On the materiality of the breach, the court held that the undisputed record left no genuine dispute. Inova had specifically bargained for the named ballrooms, and the negotiating history made that priority concrete: Robert Hisaoka, acting as Inova's agent in negotiating the 2013 contract, had insisted that Omni's standard reassignment clause — which would have allowed the hotel to relocate events — be struck from the agreement. Every subsequent Gala contract, including the 2019 Agreement, omitted that clause. The substitute spaces Omni offered had multiple documented deficiencies: obstructed sightlines and low ceilings in the Blue Room, the Blue Room's inability to accommodate the Gala's stage configuration, weather exposure in the outdoor tented area, and the Roberts Restaurant's lack of capacity for the silent auction. Omni offered no evidence rebutting those specific defects.

The court also held that Omni breached the implied covenant of good faith and fair dealing under D.C. law. Omni knew it had negotiated away its standard reassignment right, could point to no prior instance in which it had unilaterally relocated a contracted event, and offered no evidence that any industry custom of reassigning event spaces extends to contracts where that right has been expressly bargained away. The court held that by deliberately displacing the Gala in favor of a higher-paying client, Omni willfully rendered imperfect performance and acted in bad faith as a matter of law, citing Paul v. Howard University, 754 A.2d 297 (D.C. 2000).

On mitigation, the court rejected Omni's argument that Inova unreasonably refused to accept the alternative spaces. The court noted that the mitigation rule does not give a breaching party grounds for hypercritical examination of the choices its own default forced upon the other side, citing Dist. Concrete Co. v. Bernstein Concrete Corp., 418 A.2d 1030 (D.C. 1980). Because there was no genuine dispute that the substitute rooms were inadequate, the district court properly precluded Omni from arguing or introducing evidence that Inova should have accepted them.
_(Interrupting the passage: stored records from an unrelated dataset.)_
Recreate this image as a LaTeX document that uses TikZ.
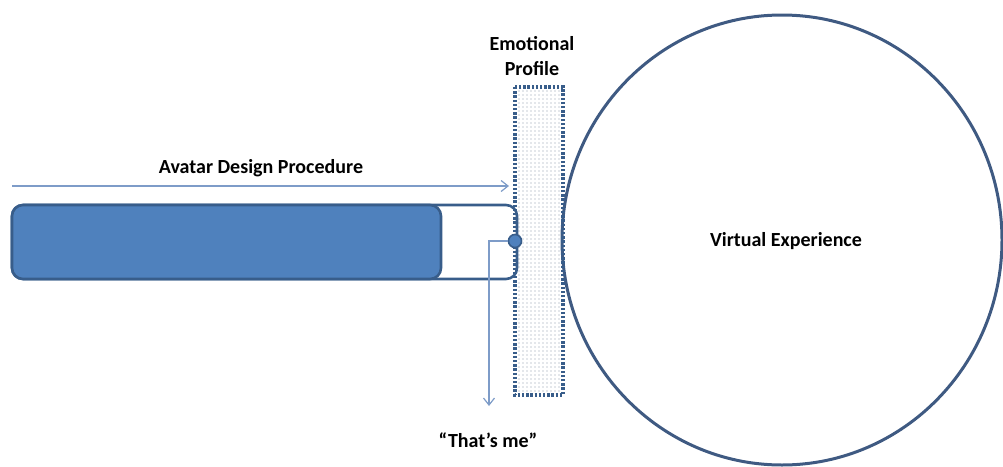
\documentclass[tikz,border=0pt]{standalone}
\usepackage{fontspec}
\setmainfont{Carlito}
\usetikzlibrary{arrows.meta}
\definecolor{barfill}{HTML}{4F81BD}
\definecolor{barline}{HTML}{385D8A}
\definecolor{ringline}{HTML}{3F5A82}
\definecolor{flowline}{HTML}{7E9CC8}
\definecolor{dotgrey}{HTML}{8C96A8}
\tikzset{
  lbl/.style={font=\bfseries\fontsize{20}{25}\selectfont, text=black, align=center, inner sep=0pt},
  flow/.style={draw=flowline, line width=1.2pt, -{Straight Barb[length=7pt,width=11pt]}},
}
\begin{document}
\begin{tikzpicture}[x=1pt,y=-1pt]
\useasboundingbox (0,0) rectangle (1003,466);

% virtual experience region
\draw[ringline, line width=3pt] (782,240) ellipse [x radius=220, y radius=225];
\node[lbl] (ve) at (786,241) {Virtual Experience};

% emotional profile strip: stippled fill and dotted frame
\foreach \i in {0,...,10}{
  \foreach \j in {0,...,75}{
    \fill[dotgrey] (519+4*\i,91+4*\j) circle [radius=0.7pt];
  }
}
\draw[barline, line width=3.6pt, dash pattern=on 2.4pt off 1.8pt] (515,87) rectangle (563,395);
\node[lbl] (eplbl) at (532,56) {Emotional\\Profile};

% avatar design track
\draw[barline, line width=2.6pt, rounded corners=11pt] (12,205) rectangle (517,279);
\draw[barline, fill=barfill, line width=2.6pt, rounded corners=11pt] (12,205) rectangle (441,279);
\node[circle, fill=barfill, draw=barline, line width=1.6pt, minimum size=13pt, inner sep=0pt] (pt) at (515,241) {};

\coordinate (adstart) at (12,186);
\coordinate (adend) at (509,186);
\draw[flow] (adstart) -- (adend);
\node[lbl] (adp) at (261,168) {Avatar Design Procedure};

% identification outcome
\node[lbl] (me) at (488,440) {“That’s me”};
\coordinate (metip) at (489,406);
\draw[flow] (pt.west) -| (metip);
\end{tikzpicture}
\end{document}
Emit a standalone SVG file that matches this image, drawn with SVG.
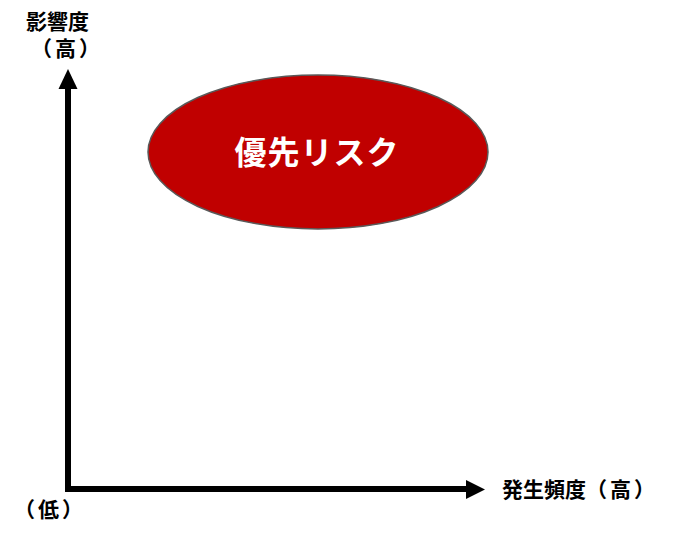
<svg xmlns="http://www.w3.org/2000/svg" width="676" height="537" viewBox="0 0 676 537">
<style>
.lbl{font-family:"Noto Sans CJK JP","Noto Sans CJK SC",sans-serif;font-size:21px;font-weight:bold;fill:#000}
.paren{letter-spacing:3px}
.axis{stroke:#000;stroke-width:6;fill:none}
.node-text{font-family:"Noto Sans CJK JP","Noto Sans CJK SC",sans-serif;font-size:32px;font-weight:bold;fill:#fff;letter-spacing:1px}
</style>
<g id="connectors">
<path class="axis" d="M68,489 L68,88"/>
<path d="M58.5,89 L68,69 L77.5,89 Z" fill="#000"/>
<path class="axis" d="M65,489 L467,489"/>
<path d="M466,480 L485,489.5 L466,499 Z" fill="#000"/>
</g>
<g id="label-y">
<text class="lbl" x="57.5" y="29" text-anchor="middle">影響度</text>
<text class="lbl paren" x="67" y="56" text-anchor="middle">（高）</text>
</g>
<g id="label-origin">
<text class="lbl paren" x="50" y="517" text-anchor="middle">（低）</text>
</g>
<g id="label-x">
<text class="lbl" x="502" y="497">発生頻度<tspan class="paren">（高）</tspan></text>
</g>
<g id="priority-risk">
<ellipse cx="318" cy="152" rx="170" ry="77" fill="#c00000" stroke="#595959" stroke-width="1.5"/>
<text class="node-text" x="317" y="164" text-anchor="middle">優先リスク</text>
</g>
</svg>
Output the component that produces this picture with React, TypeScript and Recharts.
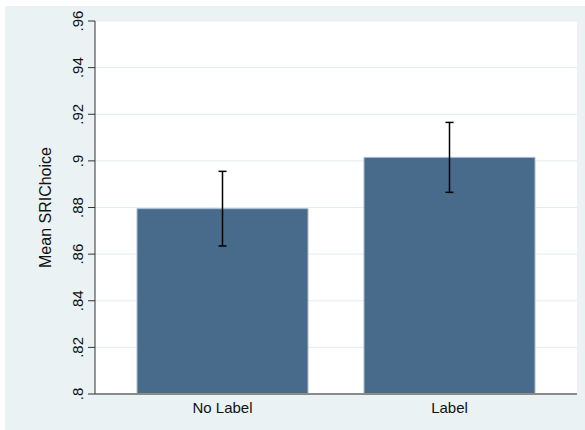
import { BarChart, Bar, XAxis, YAxis, CartesianGrid, ErrorBar, Label } from 'recharts';

const groups = ['No Label', 'Label'];
const means = [0.8795, 0.9015];
const ciLow = [0.8635, 0.8865];
const ciHigh = [0.8955, 0.9165];
const yTicks = [0.8, 0.82, 0.84, 0.86, 0.88, 0.9, 0.92, 0.94, 0.96];

const rows = groups.map((name, i) => ({
  name,
  mean: means[i],
  err: [means[i] - ciLow[i], ciHigh[i] - means[i]],
}));

const fmt = (v: number) => v.toFixed(2).replace(/0+$/, '').replace(/^0/, '');

function YTick({ x, y, payload }: any) {
  const bx = x - 3;
  return (
    <text
      x={bx}
      y={y}
      transform={`rotate(-90, ${bx}, ${y})`}
      textAnchor="middle"
      fontSize={15}
      fill="#111"
      fontFamily="'Liberation Sans', Arial, sans-serif"
    >
      {fmt(payload.value)}
    </text>
  );
}

export default function App() {
  return (
    <div style={{ position: 'absolute', left: 0, top: 0, width: 585, height: 430, background: '#fff' }}>
      <div style={{ position: 'absolute', left: 5, top: 6, width: 580, height: 424, background: '#EAF2F3' }}>
        <BarChart
          width={580}
          height={424}
          data={rows}
          margin={{ top: 15, right: 8, left: 0, bottom: 0 }}
          style={{ fontFamily: "'Liberation Sans', Arial, sans-serif" }}
        >
          <CartesianGrid vertical={false} stroke="#E4EDF0" fill="#fff" />
          <XAxis
            dataKey="name"
            height={36}
            padding={{ left: 14, right: 14 }}
            tickLine={false}
            axisLine={{ stroke: '#8a8a8a', strokeWidth: 2 }}
            tick={{ fontSize: 15, fill: '#111' }}
          />
          <YAxis
            width={90}
            domain={[0.8, 0.96]}
            ticks={yTicks}
            interval={0}
            allowDataOverflow
            tickSize={7}
            tickLine={{ stroke: '#333' }}
            axisLine={{ stroke: '#333' }}
            tick={<YTick />}
          >
            <Label
              value="Mean SRIChoice"
              angle={-90}
              position="center"
              dx={-5}
              style={{ fontSize: 16, fill: '#111' }}
            />
          </YAxis>
          <Bar dataKey="mean" fill="#486B8C" stroke="#A9BBCA" strokeWidth={1} barSize={171} isAnimationActive={false}>
            <ErrorBar dataKey="err" width={4} stroke="#000" strokeWidth={1.5} isAnimationActive={false} />
          </Bar>
        </BarChart>
      </div>
    </div>
  );
}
The court parted ways with the district court on the status of co-plaintiff Smith Center for Healing and the Arts. Smith Center was not a party to the Agreement and could recover only as an intended third-party beneficiary — a status requiring proof that Inova and Omni had an express or implied intention to benefit Smith Center directly. Omni's general manager testified that Smith Center was not noted in any correspondence regarding the 2019 Gala, that Omni had no knowledge of Smith Center's payment for past events, and that Omni had no knowledge about the identity of the party who signed the $10,000 deposit check. The court held that testimony was sufficient to create a genuine dispute of material fact that should have gone to a jury, and that the district court had effectively conflated its earlier denial of Omni's motion with an affirmative finding that Smith Center qualified as a third-party beneficiary as a matter of law.

The court vacated the damages award to Smith Center and the collective costs award — noting that neither the jury instructions nor the record furnished a basis for apportioning the costs award between Inova and Smith Center — and remanded for further proceedings. The jury's award of $127,001.65 in damages to Inova was affirmed.